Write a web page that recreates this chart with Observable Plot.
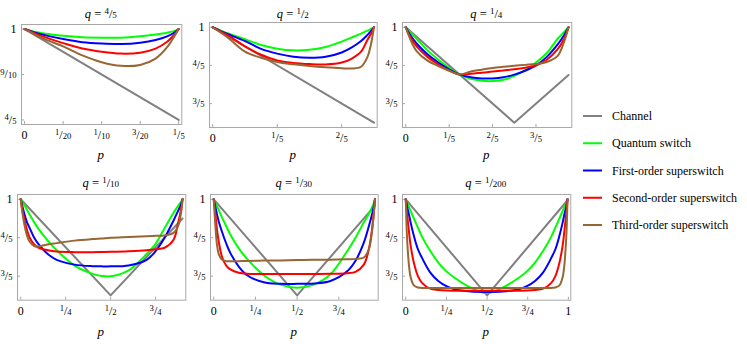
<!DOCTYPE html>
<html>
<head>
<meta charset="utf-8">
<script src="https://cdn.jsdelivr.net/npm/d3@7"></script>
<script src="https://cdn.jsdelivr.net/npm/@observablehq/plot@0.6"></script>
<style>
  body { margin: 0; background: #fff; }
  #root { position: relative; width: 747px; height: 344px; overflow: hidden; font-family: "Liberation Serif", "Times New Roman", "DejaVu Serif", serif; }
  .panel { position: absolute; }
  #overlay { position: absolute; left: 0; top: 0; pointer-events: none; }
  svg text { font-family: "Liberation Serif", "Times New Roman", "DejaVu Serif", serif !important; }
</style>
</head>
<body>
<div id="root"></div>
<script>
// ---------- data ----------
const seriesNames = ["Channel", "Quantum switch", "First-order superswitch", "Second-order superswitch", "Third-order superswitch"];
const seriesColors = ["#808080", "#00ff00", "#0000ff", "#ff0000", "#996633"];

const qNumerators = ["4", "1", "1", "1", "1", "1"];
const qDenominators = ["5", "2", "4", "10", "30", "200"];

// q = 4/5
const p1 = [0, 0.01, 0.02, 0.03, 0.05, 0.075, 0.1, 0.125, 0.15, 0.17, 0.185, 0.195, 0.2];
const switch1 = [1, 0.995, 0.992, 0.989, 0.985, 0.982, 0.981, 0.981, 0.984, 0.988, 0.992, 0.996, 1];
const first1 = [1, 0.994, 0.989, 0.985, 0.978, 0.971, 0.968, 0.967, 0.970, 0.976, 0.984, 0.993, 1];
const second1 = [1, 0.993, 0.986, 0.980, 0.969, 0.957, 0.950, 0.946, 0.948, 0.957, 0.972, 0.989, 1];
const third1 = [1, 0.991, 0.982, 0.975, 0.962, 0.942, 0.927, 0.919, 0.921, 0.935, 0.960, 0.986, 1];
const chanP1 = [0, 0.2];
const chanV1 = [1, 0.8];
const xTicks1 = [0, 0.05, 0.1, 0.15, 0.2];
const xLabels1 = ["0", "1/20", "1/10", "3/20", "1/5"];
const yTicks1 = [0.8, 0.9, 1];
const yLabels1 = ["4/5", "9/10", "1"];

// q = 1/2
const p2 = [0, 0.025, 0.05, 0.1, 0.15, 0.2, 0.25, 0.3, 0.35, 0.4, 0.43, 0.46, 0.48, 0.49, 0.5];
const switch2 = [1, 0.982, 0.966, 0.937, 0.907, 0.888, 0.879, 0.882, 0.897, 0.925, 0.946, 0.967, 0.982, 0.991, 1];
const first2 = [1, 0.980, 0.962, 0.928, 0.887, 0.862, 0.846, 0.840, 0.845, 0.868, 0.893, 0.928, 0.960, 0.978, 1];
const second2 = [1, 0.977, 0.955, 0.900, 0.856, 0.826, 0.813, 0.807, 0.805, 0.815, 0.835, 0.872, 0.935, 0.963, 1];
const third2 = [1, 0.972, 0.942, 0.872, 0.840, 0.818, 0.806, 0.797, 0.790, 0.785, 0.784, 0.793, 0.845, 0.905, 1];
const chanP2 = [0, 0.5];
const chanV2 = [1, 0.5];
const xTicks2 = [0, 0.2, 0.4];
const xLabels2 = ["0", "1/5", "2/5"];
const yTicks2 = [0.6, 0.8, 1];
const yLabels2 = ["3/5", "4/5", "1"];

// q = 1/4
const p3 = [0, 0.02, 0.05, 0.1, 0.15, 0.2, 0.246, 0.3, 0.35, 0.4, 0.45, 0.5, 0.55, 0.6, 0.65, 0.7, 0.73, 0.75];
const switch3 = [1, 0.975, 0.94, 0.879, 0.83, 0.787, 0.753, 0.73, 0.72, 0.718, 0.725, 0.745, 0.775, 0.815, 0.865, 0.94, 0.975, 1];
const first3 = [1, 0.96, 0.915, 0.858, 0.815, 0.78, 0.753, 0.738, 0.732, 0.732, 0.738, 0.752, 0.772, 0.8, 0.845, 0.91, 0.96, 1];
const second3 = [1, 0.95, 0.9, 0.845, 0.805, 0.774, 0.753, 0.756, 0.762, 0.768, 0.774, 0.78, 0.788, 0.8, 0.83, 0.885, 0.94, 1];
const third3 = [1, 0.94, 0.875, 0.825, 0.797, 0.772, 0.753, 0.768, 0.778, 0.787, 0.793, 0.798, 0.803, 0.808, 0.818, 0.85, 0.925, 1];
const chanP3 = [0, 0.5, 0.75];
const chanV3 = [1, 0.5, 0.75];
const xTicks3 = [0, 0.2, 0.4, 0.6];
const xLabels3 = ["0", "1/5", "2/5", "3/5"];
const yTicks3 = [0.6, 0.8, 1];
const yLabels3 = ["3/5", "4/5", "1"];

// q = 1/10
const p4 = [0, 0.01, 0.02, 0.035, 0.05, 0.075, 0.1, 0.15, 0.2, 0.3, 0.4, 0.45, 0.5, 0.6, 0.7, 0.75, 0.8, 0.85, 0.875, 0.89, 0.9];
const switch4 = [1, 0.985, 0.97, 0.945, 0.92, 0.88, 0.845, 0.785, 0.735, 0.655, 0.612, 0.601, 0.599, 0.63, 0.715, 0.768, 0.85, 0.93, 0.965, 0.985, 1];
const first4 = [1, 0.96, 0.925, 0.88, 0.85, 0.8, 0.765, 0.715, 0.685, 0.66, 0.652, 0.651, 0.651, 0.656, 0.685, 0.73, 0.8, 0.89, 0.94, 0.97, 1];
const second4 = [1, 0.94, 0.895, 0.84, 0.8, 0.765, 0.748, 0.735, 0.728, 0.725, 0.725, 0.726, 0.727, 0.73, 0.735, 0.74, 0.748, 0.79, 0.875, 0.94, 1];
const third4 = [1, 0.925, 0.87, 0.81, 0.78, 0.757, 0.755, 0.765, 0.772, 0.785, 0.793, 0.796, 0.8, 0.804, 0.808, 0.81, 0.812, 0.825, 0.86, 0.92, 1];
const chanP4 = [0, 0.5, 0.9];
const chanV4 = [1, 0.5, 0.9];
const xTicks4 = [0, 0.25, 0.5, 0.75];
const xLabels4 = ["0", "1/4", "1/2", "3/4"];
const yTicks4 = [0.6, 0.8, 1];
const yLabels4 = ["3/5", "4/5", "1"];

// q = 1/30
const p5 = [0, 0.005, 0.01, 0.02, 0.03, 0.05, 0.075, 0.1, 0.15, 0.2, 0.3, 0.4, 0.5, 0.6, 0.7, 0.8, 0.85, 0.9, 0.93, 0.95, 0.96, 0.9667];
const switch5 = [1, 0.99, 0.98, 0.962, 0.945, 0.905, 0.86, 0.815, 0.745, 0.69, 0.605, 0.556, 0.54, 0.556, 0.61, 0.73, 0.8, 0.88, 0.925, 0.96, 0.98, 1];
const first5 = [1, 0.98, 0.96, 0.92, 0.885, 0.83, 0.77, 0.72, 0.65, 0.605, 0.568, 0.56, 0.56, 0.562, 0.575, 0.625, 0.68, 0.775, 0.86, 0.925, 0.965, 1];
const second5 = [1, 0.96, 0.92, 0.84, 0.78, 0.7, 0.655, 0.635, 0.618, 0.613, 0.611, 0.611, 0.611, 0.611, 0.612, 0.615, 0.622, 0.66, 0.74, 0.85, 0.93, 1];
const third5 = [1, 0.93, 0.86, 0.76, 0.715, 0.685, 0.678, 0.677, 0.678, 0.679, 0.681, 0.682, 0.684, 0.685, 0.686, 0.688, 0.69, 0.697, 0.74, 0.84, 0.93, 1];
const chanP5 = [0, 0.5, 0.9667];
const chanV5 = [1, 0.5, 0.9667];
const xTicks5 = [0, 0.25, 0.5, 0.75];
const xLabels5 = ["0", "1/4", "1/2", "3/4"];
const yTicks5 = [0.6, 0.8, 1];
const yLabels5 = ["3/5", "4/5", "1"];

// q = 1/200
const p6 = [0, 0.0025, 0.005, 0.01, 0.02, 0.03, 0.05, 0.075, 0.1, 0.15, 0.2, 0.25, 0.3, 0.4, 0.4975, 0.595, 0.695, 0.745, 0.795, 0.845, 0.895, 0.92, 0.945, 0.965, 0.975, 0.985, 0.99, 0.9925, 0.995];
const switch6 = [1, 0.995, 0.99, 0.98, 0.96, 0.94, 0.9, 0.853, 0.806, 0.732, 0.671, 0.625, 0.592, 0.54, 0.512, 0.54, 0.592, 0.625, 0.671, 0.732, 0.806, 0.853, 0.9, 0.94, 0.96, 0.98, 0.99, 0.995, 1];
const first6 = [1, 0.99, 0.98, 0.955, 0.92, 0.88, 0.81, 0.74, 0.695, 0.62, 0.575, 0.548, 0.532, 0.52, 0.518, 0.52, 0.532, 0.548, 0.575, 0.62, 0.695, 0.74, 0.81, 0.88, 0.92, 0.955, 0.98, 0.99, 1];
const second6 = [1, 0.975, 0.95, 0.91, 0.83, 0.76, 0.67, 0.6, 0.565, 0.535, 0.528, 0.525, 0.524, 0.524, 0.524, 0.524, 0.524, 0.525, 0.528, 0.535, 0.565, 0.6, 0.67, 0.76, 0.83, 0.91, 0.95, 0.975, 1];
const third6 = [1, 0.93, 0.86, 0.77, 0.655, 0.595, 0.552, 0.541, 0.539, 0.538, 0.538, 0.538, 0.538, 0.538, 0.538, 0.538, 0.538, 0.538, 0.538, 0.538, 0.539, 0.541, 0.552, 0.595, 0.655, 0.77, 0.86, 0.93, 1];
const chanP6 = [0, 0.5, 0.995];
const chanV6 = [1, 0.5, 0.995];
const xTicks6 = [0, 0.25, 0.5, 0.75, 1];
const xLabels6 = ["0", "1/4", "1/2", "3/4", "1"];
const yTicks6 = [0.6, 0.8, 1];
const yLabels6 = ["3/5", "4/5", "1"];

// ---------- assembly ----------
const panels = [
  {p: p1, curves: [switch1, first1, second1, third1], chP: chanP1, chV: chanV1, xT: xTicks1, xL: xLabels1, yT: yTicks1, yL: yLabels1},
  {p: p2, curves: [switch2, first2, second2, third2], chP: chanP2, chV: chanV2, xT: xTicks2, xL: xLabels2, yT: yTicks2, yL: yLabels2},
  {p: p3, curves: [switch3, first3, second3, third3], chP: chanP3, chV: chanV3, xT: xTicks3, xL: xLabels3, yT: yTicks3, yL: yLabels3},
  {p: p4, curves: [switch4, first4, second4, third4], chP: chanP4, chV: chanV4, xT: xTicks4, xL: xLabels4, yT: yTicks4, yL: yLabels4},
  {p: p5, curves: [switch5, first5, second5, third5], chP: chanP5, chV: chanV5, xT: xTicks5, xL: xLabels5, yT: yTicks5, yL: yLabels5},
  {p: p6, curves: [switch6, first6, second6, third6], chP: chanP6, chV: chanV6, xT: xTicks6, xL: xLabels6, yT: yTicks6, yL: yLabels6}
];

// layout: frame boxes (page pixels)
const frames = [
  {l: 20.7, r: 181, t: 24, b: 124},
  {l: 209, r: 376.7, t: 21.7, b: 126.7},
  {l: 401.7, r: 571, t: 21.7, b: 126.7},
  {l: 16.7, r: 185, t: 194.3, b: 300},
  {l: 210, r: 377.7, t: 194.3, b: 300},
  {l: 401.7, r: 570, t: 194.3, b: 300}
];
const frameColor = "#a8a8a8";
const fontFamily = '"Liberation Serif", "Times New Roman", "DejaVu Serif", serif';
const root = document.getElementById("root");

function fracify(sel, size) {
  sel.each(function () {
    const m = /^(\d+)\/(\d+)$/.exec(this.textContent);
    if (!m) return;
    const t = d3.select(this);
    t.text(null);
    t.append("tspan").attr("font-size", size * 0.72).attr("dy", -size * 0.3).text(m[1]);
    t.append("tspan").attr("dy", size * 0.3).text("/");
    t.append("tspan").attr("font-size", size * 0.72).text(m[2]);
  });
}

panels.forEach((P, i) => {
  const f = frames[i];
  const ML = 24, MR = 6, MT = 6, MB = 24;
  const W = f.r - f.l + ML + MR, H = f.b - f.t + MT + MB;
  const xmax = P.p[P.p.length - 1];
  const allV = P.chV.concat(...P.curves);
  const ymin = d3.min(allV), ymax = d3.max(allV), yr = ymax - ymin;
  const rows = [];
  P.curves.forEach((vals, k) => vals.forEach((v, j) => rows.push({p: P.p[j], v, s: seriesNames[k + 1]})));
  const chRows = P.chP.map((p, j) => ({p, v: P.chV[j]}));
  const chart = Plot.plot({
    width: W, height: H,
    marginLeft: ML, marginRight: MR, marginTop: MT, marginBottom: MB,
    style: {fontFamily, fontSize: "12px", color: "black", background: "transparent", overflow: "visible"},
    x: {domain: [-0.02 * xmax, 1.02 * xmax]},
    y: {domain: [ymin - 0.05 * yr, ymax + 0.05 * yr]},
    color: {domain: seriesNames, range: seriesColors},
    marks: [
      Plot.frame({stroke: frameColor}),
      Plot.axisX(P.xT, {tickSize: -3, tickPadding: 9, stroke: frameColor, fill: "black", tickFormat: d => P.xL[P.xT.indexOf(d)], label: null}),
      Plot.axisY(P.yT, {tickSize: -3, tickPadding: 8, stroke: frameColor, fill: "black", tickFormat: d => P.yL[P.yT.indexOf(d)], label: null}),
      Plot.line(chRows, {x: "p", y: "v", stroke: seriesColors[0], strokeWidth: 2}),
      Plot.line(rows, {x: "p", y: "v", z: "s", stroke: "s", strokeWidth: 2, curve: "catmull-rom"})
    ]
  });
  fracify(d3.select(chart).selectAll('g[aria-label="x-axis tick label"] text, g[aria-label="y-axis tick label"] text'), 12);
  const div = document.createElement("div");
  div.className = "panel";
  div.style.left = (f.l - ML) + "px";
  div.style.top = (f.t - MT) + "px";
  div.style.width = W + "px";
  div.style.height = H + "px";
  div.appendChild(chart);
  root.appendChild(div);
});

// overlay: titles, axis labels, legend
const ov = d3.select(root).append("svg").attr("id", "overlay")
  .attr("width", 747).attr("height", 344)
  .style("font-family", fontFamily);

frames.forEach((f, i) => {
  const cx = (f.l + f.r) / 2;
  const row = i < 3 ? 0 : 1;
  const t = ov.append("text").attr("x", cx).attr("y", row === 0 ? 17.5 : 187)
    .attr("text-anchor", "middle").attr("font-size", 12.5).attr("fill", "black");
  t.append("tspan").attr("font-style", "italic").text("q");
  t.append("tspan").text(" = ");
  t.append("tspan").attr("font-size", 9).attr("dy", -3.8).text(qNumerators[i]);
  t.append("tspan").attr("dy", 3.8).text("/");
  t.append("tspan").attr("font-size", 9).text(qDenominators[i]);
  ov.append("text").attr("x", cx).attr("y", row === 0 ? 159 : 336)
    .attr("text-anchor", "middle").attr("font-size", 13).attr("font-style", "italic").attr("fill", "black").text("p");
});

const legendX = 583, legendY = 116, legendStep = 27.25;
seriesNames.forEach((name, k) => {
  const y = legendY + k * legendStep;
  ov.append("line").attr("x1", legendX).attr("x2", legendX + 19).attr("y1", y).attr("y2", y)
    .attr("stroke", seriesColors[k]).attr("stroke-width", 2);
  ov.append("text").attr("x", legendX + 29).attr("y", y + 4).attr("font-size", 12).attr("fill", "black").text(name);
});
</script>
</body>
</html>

BRIEF:
Find the lines containing "page" and list every one of them.

EXPECTED ANSWER:
Write a web page that recreates this chart with Observable Plot.
// layout: frame boxes (page pixels)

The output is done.